Qual è una frase che suo figlio le ripeteva più spesso?
L'ho visto due settimane prima che venisse picchiato, a pranzo, perché in quel periodo viveva dalla madre. Mi ricordo che mi ripeteva che da grande si voleva prendere cura di me.

Cosa prova nei confronti degli assassini di suo figlio?
Odio e solo odio. Non starò tranquillo fino a quando non verranno condannati. Non li perdonerò mai, devono essere condannati, così come è stato condannato mio figlio. Nel processo, che inizierà a luglio, voglio che vengano puniti con la pena del carcere a vita.

Quando ha fatto coming out suo figlio?
Ci ha detto di essere gay a 18 anni, presentandoci il fidanzato. Noi, però, lo avevamo capito da tempo e la cosa non ci ha stupiti.

Quali sono le condizioni dei gay, in Cile, oggi?
Ai ragazzi che vivono nel mio Paese dico di fare ancora attenzione, perché c'è una mentalità chiusa. Devono dare il tempo alle persone di cambiare il loro modo di pensare. In Cile c'è un prima e un dopo la morte di Daniel: nel dopo, i genitori hanno iniziato a comunicare con i figli e a proteggerli di più. Se non fosse stato per lui, inoltre, l'iter per l'approvazione della legge contro le discriminazioni sarebbe stato ancora più lungo. Se ne parlava da molti anni. Non a caso l'hanno chiamata "legge Zamudio".

In Italia manca una legge contro l'omofobia.
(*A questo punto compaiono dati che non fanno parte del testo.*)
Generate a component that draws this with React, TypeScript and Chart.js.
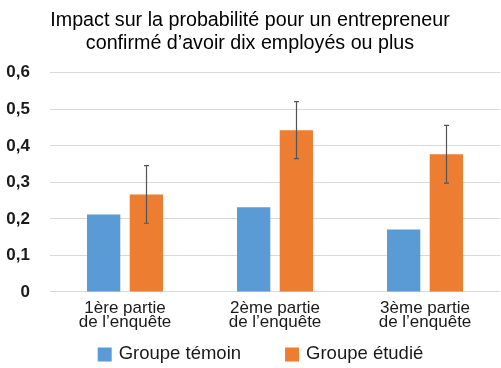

Punire chi si rende protagonista di violenze di questo genere è fondamentale, e una legge del genere può essere molto utile, perché così è più facile condannarli. Gli Stati, a partire da quello in cui vivo, devono proteggere i loro giovani, e dare loro sicurezza. Ma vorrei anche dire che bisogna proteggere non solo gli omosessuali, ma tutte le minoranze, dagli stranieri a quanti professano culti religiosi diversi.

Come vuole ricordare, oggi, Daniel?
Mio figlio era un ragazzo puro, che non faceva del male a nessuno. Per questo è stato più facile colpirlo. Voglio ricordarlo per quello che è stato: un ragazzo disordinato e pigro, ma anche un gran lavoratore.

Quale sarà il messaggio che lancerà dal Pride di Bologna?
Voglio che i ragazzi stiano sempre attenti, e ai loro genitori dico di amare i figli per quello che sono e di lasciarli liberi.
Fidatevi di loro e proteggeteli.
Spero che la morte di Daniel non sia capitata invano, e che adesso sia possibile scongiurare altri casi del genere.